EXERCISE REQUIREMENTS :: Identify the lines that include the word "this", then copy all of them.

DATASET EXTRACT ::
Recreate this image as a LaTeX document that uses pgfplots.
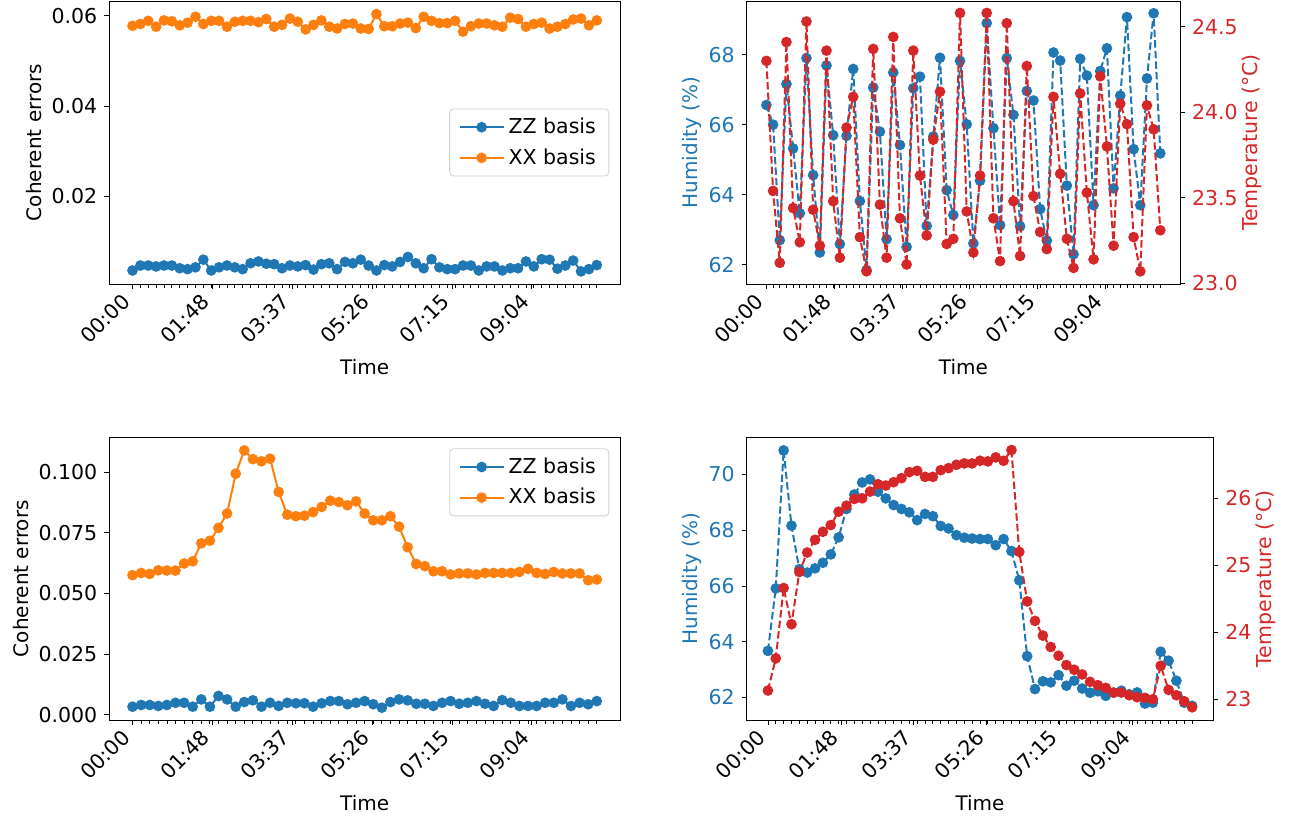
\documentclass[border=0pt]{standalone}
\usepackage{fontspec}
\setmainfont{DejaVu Sans}
\usepackage{pgfplots}
\usepackage{pgfplotstable}
\pgfplotsset{compat=1.18}
\definecolor{tabblue}{HTML}{1F77B4}
\definecolor{taborange}{HTML}{FF7F0E}
\definecolor{tabred}{HTML}{D62728}
\newcommand\fs{\fontsize{10.25}{12.3}\selectfont}

\pgfplotstableread{
i zz xx hum temp
0 0.0035 0.0578 66.56 24.30
1 0.0046 0.0582 66.00 23.54
2 0.0046 0.0589 62.70 23.12
3 0.0044 0.0576 67.16 24.41
4 0.0046 0.0590 65.32 23.44
5 0.0046 0.0588 63.47 23.24
6 0.0040 0.0579 67.90 24.53
7 0.0038 0.0585 64.56 23.43
8 0.0042 0.0598 62.35 23.22
9 0.0059 0.0582 67.69 24.36
10 0.0035 0.0589 65.70 23.48
11 0.0042 0.0589 62.59 23.15
12 0.0046 0.0576 65.68 23.91
13 0.0042 0.0587 67.59 24.09
14 0.0038 0.0589 63.82 23.27
15 0.0051 0.0589 61.85 23.07
16 0.0055 0.0586 67.06 24.37
17 0.0050 0.0593 65.80 23.46
18 0.0049 0.0576 62.73 23.15
19 0.0040 0.0580 67.49 24.44
20 0.0046 0.0594 65.42 23.38
21 0.0044 0.0587 62.51 23.11
22 0.0047 0.0570 67.04 24.36
23 0.0037 0.0580 67.37 23.63
24 0.0049 0.0590 63.11 23.28
25 0.0051 0.0576 65.66 23.84
26 0.0038 0.0572 67.91 24.12
27 0.0054 0.0582 64.13 23.23
28 0.0051 0.0583 63.42 23.26
29 0.0059 0.0572 67.82 24.58
30 0.0046 0.0571 66.01 23.42
31 0.0035 0.0604 62.61 23.18
32 0.0047 0.0577 64.40 23.63
33 0.0044 0.0577 68.90 24.58
34 0.0054 0.0583 65.90 23.38
35 0.0065 0.0585 63.13 23.13
36 0.0051 0.0573 67.90 24.52
37 0.0040 0.0598 66.28 23.48
38 0.0060 0.0589 63.10 23.16
39 0.0042 0.0584 66.96 24.27
40 0.0038 0.0584 66.69 23.51
41 0.0038 0.0589 63.59 23.30
42 0.0046 0.0565 62.69 23.20
43 0.0046 0.0577 68.06 24.09
44 0.0035 0.0583 67.83 23.64
45 0.0044 0.0583 64.26 23.26
46 0.0044 0.0579 62.30 23.09
47 0.0035 0.0576 67.88 24.11
48 0.0040 0.0596 67.40 23.53
49 0.0040 0.0593 63.70 23.14
50 0.0055 0.0576 67.53 24.21
51 0.0044 0.0582 68.18 23.80
52 0.0060 0.0585 64.18 23.22
53 0.0059 0.0572 66.83 24.05
54 0.0039 0.0576 69.07 23.93
55 0.0046 0.0582 65.30 23.27
56 0.0057 0.0592 63.70 23.07
57 0.0033 0.0594 67.32 24.04
58 0.0038 0.0579 69.18 23.90
59 0.0047 0.0590 65.18 23.31
}\topdata

\pgfplotstableread{
i zz xx hum temp
0 0.0033 0.0575 63.67 23.13
1 0.0040 0.0584 65.91 23.61
2 0.0040 0.0580 70.86 24.66
3 0.0036 0.0595 68.16 24.12
4 0.0040 0.0594 66.60 24.90
5 0.0049 0.0594 66.48 25.19
6 0.0049 0.0623 66.63 25.38
7 0.0033 0.0632 66.83 25.50
8 0.0063 0.0706 67.13 25.60
9 0.0033 0.0717 67.74 25.80
10 0.0077 0.0770 68.76 25.89
11 0.0063 0.0829 69.28 25.99
12 0.0033 0.0993 69.71 26.00
13 0.0052 0.1089 69.82 26.10
14 0.0059 0.1053 69.38 26.21
15 0.0033 0.1044 69.14 26.19
16 0.0049 0.1055 68.90 26.24
17 0.0036 0.0918 68.76 26.30
18 0.0049 0.0824 68.64 26.39
19 0.0047 0.0818 68.36 26.41
20 0.0047 0.0820 68.58 26.32
21 0.0033 0.0835 68.50 26.32
22 0.0047 0.0856 68.15 26.42
23 0.0056 0.0882 68.06 26.45
24 0.0056 0.0876 67.82 26.50
25 0.0043 0.0863 67.73 26.52
26 0.0049 0.0879 67.70 26.52
27 0.0056 0.0829 67.68 26.56
28 0.0043 0.0801 67.68 26.55
29 0.0029 0.0801 67.46 26.61
30 0.0052 0.0818 67.68 26.56
31 0.0063 0.0775 67.25 26.72
32 0.0059 0.0690 66.20 25.20
33 0.0045 0.0621 63.48 24.46
34 0.0045 0.0612 62.30 24.17
35 0.0036 0.0591 62.58 23.95
36 0.0049 0.0591 62.54 23.78
37 0.0056 0.0578 62.80 23.65
38 0.0045 0.0582 62.42 23.51
39 0.0049 0.0582 62.60 23.44
40 0.0056 0.0578 62.32 23.37
41 0.0045 0.0584 62.17 23.26
42 0.0036 0.0584 62.22 23.21
43 0.0060 0.0584 62.06 23.17
44 0.0049 0.0584 62.17 23.10
45 0.0036 0.0588 62.24 23.10
46 0.0036 0.0601 62.11 23.06
47 0.0036 0.0584 62.18 23.03
48 0.0049 0.0580 61.78 23.02
49 0.0049 0.0588 61.81 23.00
50 0.0063 0.0582 63.64 23.50
51 0.0036 0.0582 63.32 23.14
52 0.0049 0.0582 62.60 23.06
53 0.0043 0.0554 61.81 22.97
54 0.0056 0.0557 61.70 22.88
}\botdata

\pgfplotsset{
  base/.style={
    scale only axis,
    anchor=north west,
    tick align=outside,
    xtick pos=left, ytick pos=left,
    major tick length=2.5pt,
    minor tick length=1.8pt,
    every tick/.style={black, line width=0.4pt},
    axis line style={line width=0.5pt},
    xticklabels={00:00,01:48,03:37,05:26,07:15,09:04},
    xticklabel style={xshift=-6pt, rotate=45, anchor=north east, inner sep=1pt, font=\fs},
    yticklabel style={font=\fs},
    label style={font=\fs},
    every axis x label/.style={at={(axis description cs:0.5,-0.2933)}, anchor=center},
    xlabel={Time},
  },
  top/.style={base, xmin=-2.95, xmax=61.95,
    xtick={0,10.15,20.3,30.45,40.6,50.75}, minor xtick={0,...,59}},
  bot/.style={base, xmin=-2.7, xmax=56.7,
    xtick={0,9.29,18.58,27.87,37.16,46.45}, minor xtick={0,...,54}},
  ser/.style={line width=1pt, color=#1, mark=*, mark size=2.15pt, mark options={solid, fill=#1, draw=#1}},
  dser/.style={ser=#1, dash pattern=on 3.7pt off 1.6pt},
  leg/.style={
    legend style={draw=black!18, rounded corners=2pt, font=\fs, inner xsep=4.5pt, inner ysep=2.5pt,
      row sep=2pt, /tikz/every even column/.append style={column sep=5pt}},
    legend cell align=left,
    legend image code/.code={\draw[mark repeat=2,mark phase=2] plot coordinates {(0pt,0pt) (11pt,0pt) (22pt,0pt)};},
  },
}

\begin{document}
\begin{tikzpicture}
\useasboundingbox (0,0) rectangle (646.5pt,-410.5pt);

% ---------- top left ----------
\begin{axis}[top, at={(54.65pt,-0.5pt)}, width=255.35pt, height=141.5pt,
  ymin=0.0005, ymax=0.0633, ytick={0.02,0.04,0.06}, yticklabels={0.02,0.04,0.06},
  ylabel={Coherent errors},
  every axis y label/.style={at={(axis description cs:-0.1474,0.5)}, rotate=90, anchor=center},
  leg, legend style={at={(0.979,0.5)}, anchor=east}]
\addplot[ser=tabblue] table[x=i, y=zz] {\topdata};
\addlegendentry{ZZ basis}
\addplot[ser=taborange] table[x=i, y=xx] {\topdata};
\addlegendentry{XX basis}
\end{axis}

% ---------- top right ----------
\begin{axis}[top, at={(373.35pt,-0.5pt)}, width=216.65pt, height=141.5pt,
  ymin=61.45, ymax=69.53, ytick={62,64,66,68}, yticklabels={62,64,66,68},
  yticklabel style={text=tabblue},
  ylabel={Humidity (\%)},
  every axis y label/.style={at={(axis description cs:-0.1269,0.5)}, rotate=90, anchor=center, text=tabblue}]
\addplot[dser=tabblue] table[x=i, y=hum] {\topdata};
\end{axis}
\begin{axis}[scale only axis, anchor=north west, at={(373.35pt,-0.5pt)}, width=216.65pt, height=141.5pt,
  xmin=-2.95, xmax=61.95, axis x line=none, axis y line*=right,
  tick align=outside, major tick length=2.5pt, every tick/.style={black, line width=0.4pt},
  axis line style={line width=0.5pt},
  ymin=22.996, ymax=24.65, ytick={23.0,23.5,24.0,24.5}, yticklabels={23.0,23.5,24.0,24.5},
  yticklabel style={font=\fs, text=tabred},
  ylabel={Temperature (°C)},
  every axis y label/.style={at={(axis description cs:1.1662,0.5)}, rotate=90, anchor=center, font=\fs, text=tabred}]
\addplot[dser=tabred] table[x=i, y=temp] {\topdata};
\end{axis}

% ---------- bottom left ----------
\begin{axis}[bot, at={(54.65pt,-218.65pt)}, width=255.35pt, height=141.35pt,
  ymin=-0.0022, ymax=0.1143, ytick={0,0.025,0.05,0.075,0.1},
  yticklabels={0.000,0.025,0.050,0.075,0.100},
  ylabel={Coherent errors},
  every axis y label/.style={at={(axis description cs:-0.1729,0.5)}, rotate=90, anchor=center},
  leg, legend style={at={(0.979,0.961)}, anchor=north east}]
\addplot[ser=tabblue] table[x=i, y=zz] {\botdata};
\addlegendentry{ZZ basis}
\addplot[ser=taborange] table[x=i, y=xx] {\botdata};
\addlegendentry{XX basis}
\end{axis}

% ---------- bottom right ----------
\begin{axis}[bot, at={(373.35pt,-218.65pt)}, width=233.3pt, height=141.35pt,
  ymin=61.19, ymax=71.33, ytick={62,64,66,68,70}, yticklabels={62,64,66,68,70},
  yticklabel style={text=tabblue},
  ylabel={Humidity (\%)},
  every axis y label/.style={at={(axis description cs:-0.1179,0.5)}, rotate=90, anchor=center, text=tabblue}]
\addplot[dser=tabblue] table[x=i, y=hum] {\botdata};
\end{axis}
\begin{axis}[scale only axis, anchor=north west, at={(373.35pt,-218.65pt)}, width=233.3pt, height=141.35pt,
  xmin=-2.7, xmax=56.7, axis x line=none, axis y line*=right,
  tick align=outside, major tick length=2.5pt, every tick/.style={black, line width=0.4pt},
  axis line style={line width=0.5pt},
  ymin=22.69, ymax=26.91, ytick={23,24,25,26}, yticklabels={23,24,25,26},
  yticklabel style={font=\fs, text=tabred},
  ylabel={Temperature (°C)},
  every axis y label/.style={at={(axis description cs:1.1129,0.5)}, rotate=90, anchor=center, font=\fs, text=tabred}]
\addplot[dser=tabred] table[x=i, y=temp] {\botdata};
\end{axis}
\end{tikzpicture}
\end{document}
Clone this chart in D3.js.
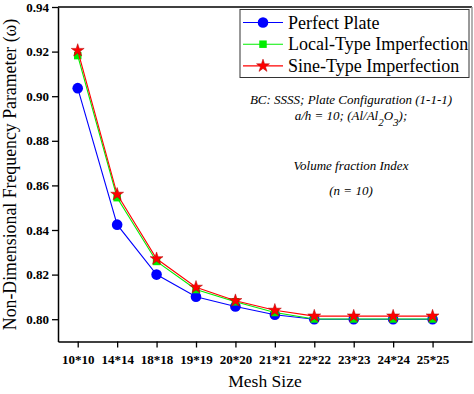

SOLUTION TO THE PROBLEM ::
Recreate this image as a LaTeX document that uses pgfplots.
Clone this chart in D3.js.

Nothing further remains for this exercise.